• _TASK TO CARRY OUT_: Give the number of lines that include the word "React", and nothing else.

[begin PROVIDED DATA]

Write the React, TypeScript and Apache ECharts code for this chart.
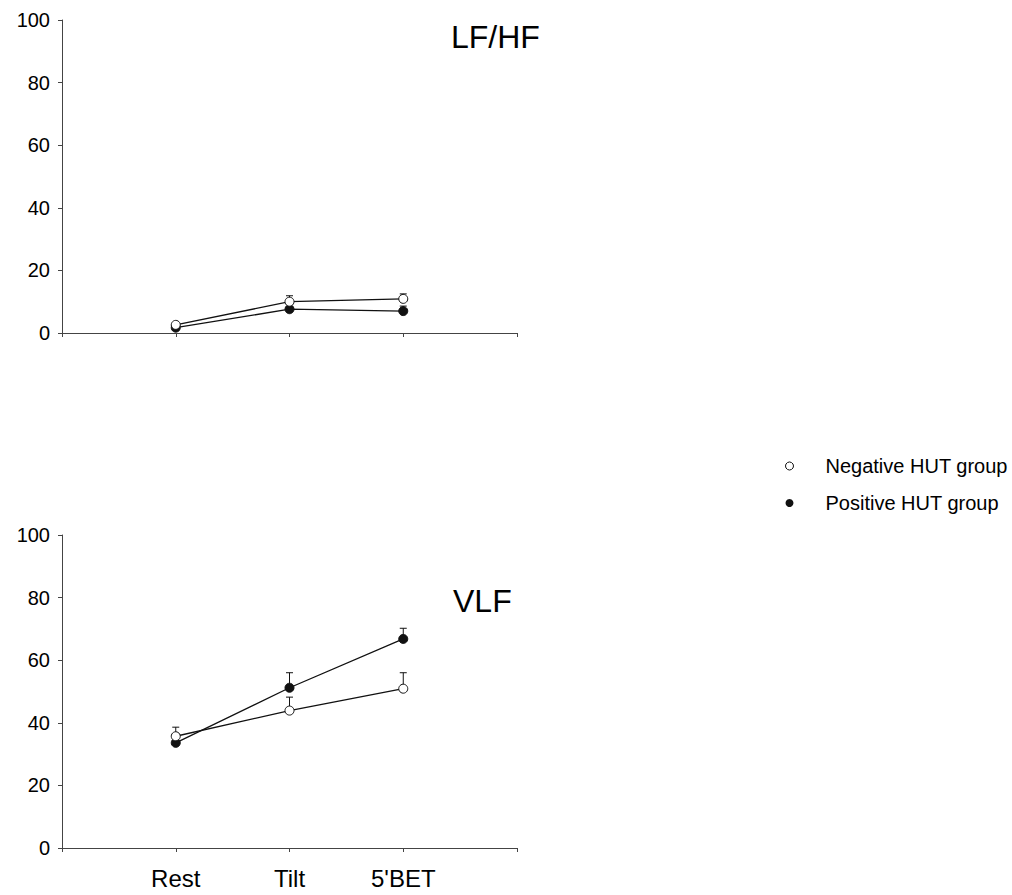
import React, { useEffect, useRef } from "react";
import * as echarts from "echarts";

const categories = ["Rest", "Tilt", "5'BET"];
const yTicks = [0, 20, 40, 60, 80, 100];

// LF/HF panel
const lfhfNegative = [2.6, 10.0, 10.9];
const lfhfNegativeUpper = [2.6, 11.9, 12.5];
const lfhfPositive = [1.7, 7.6, 7.0];
const lfhfPositiveUpper = [1.7, 7.6, 8.6];

// VLF panel
const vlfNegative = [35.7, 43.9, 50.9];
const vlfNegativeUpper = [38.6, 48.2, 56.0];
const vlfPositive = [33.6, 51.2, 66.8];
const vlfPositiveUpper = [33.6, 56.0, 70.2];

const NEG = "Negative HUT group";
const POS = "Positive HUT group";
const FONT = "'Liberation Sans', Arial, sans-serif";

function pts(vals: number[]) {
  return vals.map((v, i) => [i + 1, v]);
}
function errPts(vals: number[], upper: number[]) {
  return vals.map((v, i) => [i + 1, v, upper[i]]);
}

const errRender = (params: any, api: any) => {
  const x = api.value(0);
  const m = api.value(1);
  const u = api.value(2);
  if (u <= m) return { type: "group", children: [] };
  const p0 = api.coord([x, m]);
  const p1 = api.coord([x, u]);
  const style = { stroke: "#111", lineWidth: 1 };
  return {
    type: "group",
    children: [
      { type: "line", shape: { x1: p0[0], y1: p0[1], x2: p1[0], y2: p1[1] }, style },
      { type: "line", shape: { x1: p1[0] - 3.5, y1: p1[1], x2: p1[0] + 3.5, y2: p1[1] }, style },
    ],
  };
};

export default function App() {
  const ref = useRef<HTMLDivElement>(null);
  useEffect(() => {
    document.body.style.margin = "0";
    const chart = echarts.init(ref.current!, null, { renderer: "svg" });
    const axisLine = { show: true, lineStyle: { color: "#444", width: 1 } };
    const xAxisBase = (gi: number, showLabel: boolean) => ({
      type: "value",
      gridIndex: gi,
      min: 0,
      max: 4,
      interval: 1,
      axisLine,
      axisTick: { show: true, length: 4, lineStyle: { color: "#444" } },
      splitLine: { show: false },
      axisLabel: {
        show: showLabel,
        fontSize: 24,
        fontFamily: FONT,
        color: "#000",
        margin: 18,
        formatter: (v: number) => categories[v - 1] ?? "",
      },
    });
    const yAxisBase = (gi: number) => ({
      type: "value",
      gridIndex: gi,
      min: yTicks[0],
      max: yTicks[yTicks.length - 1],
      interval: 20,
      axisLine,
      axisTick: { show: true, length: 4, lineStyle: { color: "#444" } },
      splitLine: { show: false },
      axisLabel: { fontSize: 20, fontFamily: FONT, color: "#000", margin: 12 },
    });
    const lineSeries = (name: string, gi: number, data: number[], open: boolean) => ({
      type: "line",
      name,
      xAxisIndex: gi,
      yAxisIndex: gi,
      data: pts(data),
      symbol: "circle",
      symbolSize: 9,
      z: open ? 4 : 3,
      lineStyle: { color: "#111", width: 1.3 },
      itemStyle: open
        ? { color: "#fff", borderColor: "#111", borderWidth: 1 }
        : { color: "#111", borderColor: "#111", borderWidth: 1 },
    });
    const errSeries = (name: string, gi: number, data: number[], upper: number[]) => ({
      type: "custom",
      name,
      xAxisIndex: gi,
      yAxisIndex: gi,
      data: errPts(data, upper),
      renderItem: errRender,
      z: 1,
      silent: true,
    });
    const titleStyle = { fontSize: 32, fontWeight: "normal", color: "#000", fontFamily: FONT };
    chart.setOption({
      animation: false,
      backgroundColor: "#fff",
      textStyle: { fontFamily: FONT },
      title: [
        { text: "LF/HF", left: 446, top: 16, textStyle: titleStyle },
        { text: "VLF", left: 448, top: 580, textStyle: titleStyle },
      ],
      legend: {
        orient: "vertical",
        left: 780,
        top: 450,
        itemWidth: 62,
        itemHeight: 8,
        itemGap: 15,
        textStyle: { fontSize: 20, lineHeight: 22, color: "#000", fontFamily: FONT },
        data: [
          { name: NEG, icon: "circle", itemStyle: { color: "#fff", borderColor: "#111", borderWidth: 1 } },
          { name: POS, icon: "circle", itemStyle: { color: "#111", borderColor: "#111", borderWidth: 0 } },
        ],
      },
      grid: [
        { left: 62, right: 495, top: 20, height: 313 },
        { left: 62, right: 495, top: 535, height: 313 },
      ],
      xAxis: [xAxisBase(0, false), xAxisBase(1, true)],
      yAxis: [yAxisBase(0), yAxisBase(1)],
      series: [
        errSeries(NEG, 0, lfhfNegative, lfhfNegativeUpper),
        errSeries(POS, 0, lfhfPositive, lfhfPositiveUpper),
        lineSeries(POS, 0, lfhfPositive, false),
        lineSeries(NEG, 0, lfhfNegative, true),
        errSeries(NEG, 1, vlfNegative, vlfNegativeUpper),
        errSeries(POS, 1, vlfPositive, vlfPositiveUpper),
        lineSeries(POS, 1, vlfPositive, false),
        lineSeries(NEG, 1, vlfNegative, true),
      ],
    });
    return () => chart.dispose();
  }, []);
  return <div ref={ref} style={{ width: 1012, height: 895 }} />;
}
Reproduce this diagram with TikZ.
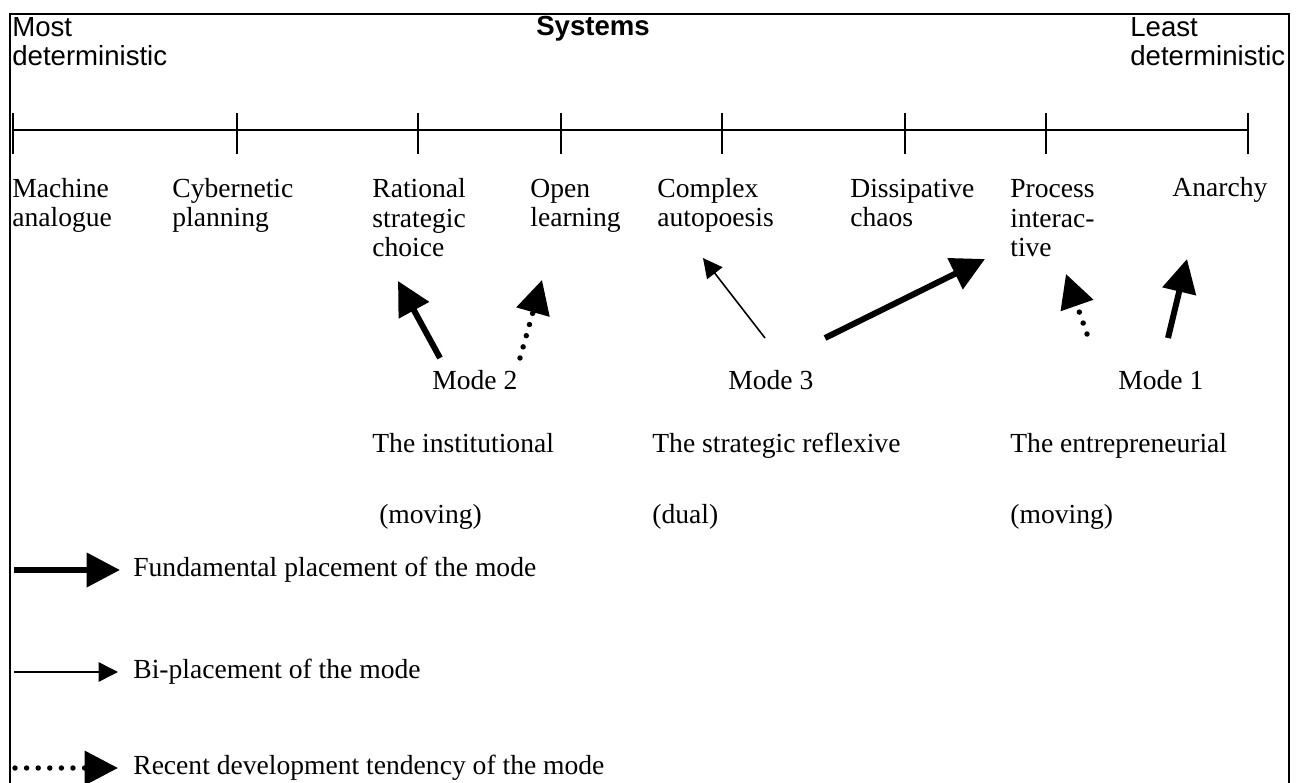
\documentclass[tikz,border=0pt]{standalone}
\usepackage{fontspec}
\setmainfont{Liberation Serif}
\setsansfont{Liberation Sans}
\usetikzlibrary{arrows.meta}

\begin{document}
\begin{tikzpicture}[x=0.02cm, y=-0.02cm,
  lbl/.style={anchor=base west, inner sep=0pt, align=left,
    font=\fontsize{15.7}{17}\selectfont},
  hdr/.style={lbl, font=\sffamily\fontsize{15.7}{17}\selectfont},
  fund/.style={line width=3.4pt, -{Triangle[length=19pt,width=19pt]}},
  biplace/.style={line width=0.9pt, -{Triangle[length=11pt,width=11pt]}},
  recent/.style={line width=3.1pt, line cap=round,
    dash pattern=on 0pt off 6.6pt, -{Triangle[length=19pt,width=19pt]}}]
  \useasboundingbox (0,0) rectangle (1298,783);
  % frame, open at the bottom
  \draw[line width=1.6pt] (10,783) -- (10,14) -- (1289,14) -- (1289,783);

  % nodes with several lines sit on the baseline of their last line
  \node[hdr] (most) at (12,66) {Most\\deterministic};
  \node[hdr, anchor=base, font=\sffamily\bfseries\fontsize{15.7}{17}\selectfont]
    (sys) at (593,36) {Systems};
  \node[hdr] (least) at (1130,66) {Least\\deterministic};

  % scale
  \draw[line width=1.1pt] (13,130) -- (1248,130);
  \foreach \x in {13,237,418,561,722,905,1046,1248}
    \draw[line width=1.1pt] (\x,113) -- (\x,154);

  \node[lbl] (mach) at (12,227)   {Machine\\analogue};
  \node[lbl] (cyb)  at (172,227)  {Cybernetic\\planning};
  \node[lbl] (rat)  at (372,257)  {Rational\\strategic\\choice};
  \node[lbl] (open) at (530,227)  {Open\\learning};
  \node[lbl] (comp) at (657,227)  {Complex\\autopoesis};
  \node[lbl] (diss) at (850,227)  {Dissipative\\chaos};
  \node[lbl] (proc) at (1010,257) {Process\\interac-\\tive};
  \node[lbl] (anar) at (1172,197) {Anarchy};

  % modes
  \node[lbl] (m2) at (432,390)  {Mode 2};
  \node[lbl] (m3) at (728,390)  {Mode 3};
  \node[lbl] (m1) at (1118,390) {Mode 1};
  \node[lbl] (m2n) at (372,453)  {The institutional};
  \node[lbl] (m3n) at (652,453)  {The strategic reflexive};
  \node[lbl] (m1n) at (1010,453) {The entrepreneurial};
  \node[lbl] (m2k) at (372,523)  {\ (moving)};
  \node[lbl] (m3k) at (652,523)  {(dual)};
  \node[lbl] (m1k) at (1010,523) {(moving)};

  % arrow ends
  \coordinate (m2a) at (440,358);  \coordinate (rat1) at (398,281);
  \coordinate (m2b) at (520,358);  \coordinate (open1) at (542,280);
  \coordinate (m3a) at (765,338);  \coordinate (comp1) at (703,258);
  \coordinate (m3b) at (825,338);  \coordinate (proc1) at (985,259);
  \coordinate (m1a) at (1087,334); \coordinate (proc2) at (1066,274);
  \coordinate (m1b) at (1168,338); \coordinate (anar1) at (1187,259);
  \draw[fund]    (m2a) -- (rat1);
  \draw[recent]  (m2b) -- (open1);
  \draw[biplace] (m3a) -- (comp1);
  \draw[fund]    (m3b) -- (proc1);
  \draw[recent]  (m1a) -- (proc2);
  \draw[fund]    (m1b) -- (anar1);

  % legend
  \coordinate (k1) at (14,570); \coordinate (k1e) at (120,570);
  \coordinate (k2) at (14,672); \coordinate (k2e) at (118,672);
  \coordinate (k3) at (15,768); \coordinate (k3e) at (118,768);
  \draw[fund]    (k1) -- (k1e);
  \draw[biplace] (k2) -- (k2e);
  \draw[recent]  (k3) -- (k3e);
  \node[lbl] (l1) at (133,576) {Fundamental placement of the mode};
  \node[lbl] (l2) at (133,678) {Bi-placement of the mode};
  \node[lbl] (l3) at (133,774) {Recent development tendency of the mode};
\end{tikzpicture}
\end{document}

[end PROVIDED DATA]

• _EXPECTED ANSWER_: 2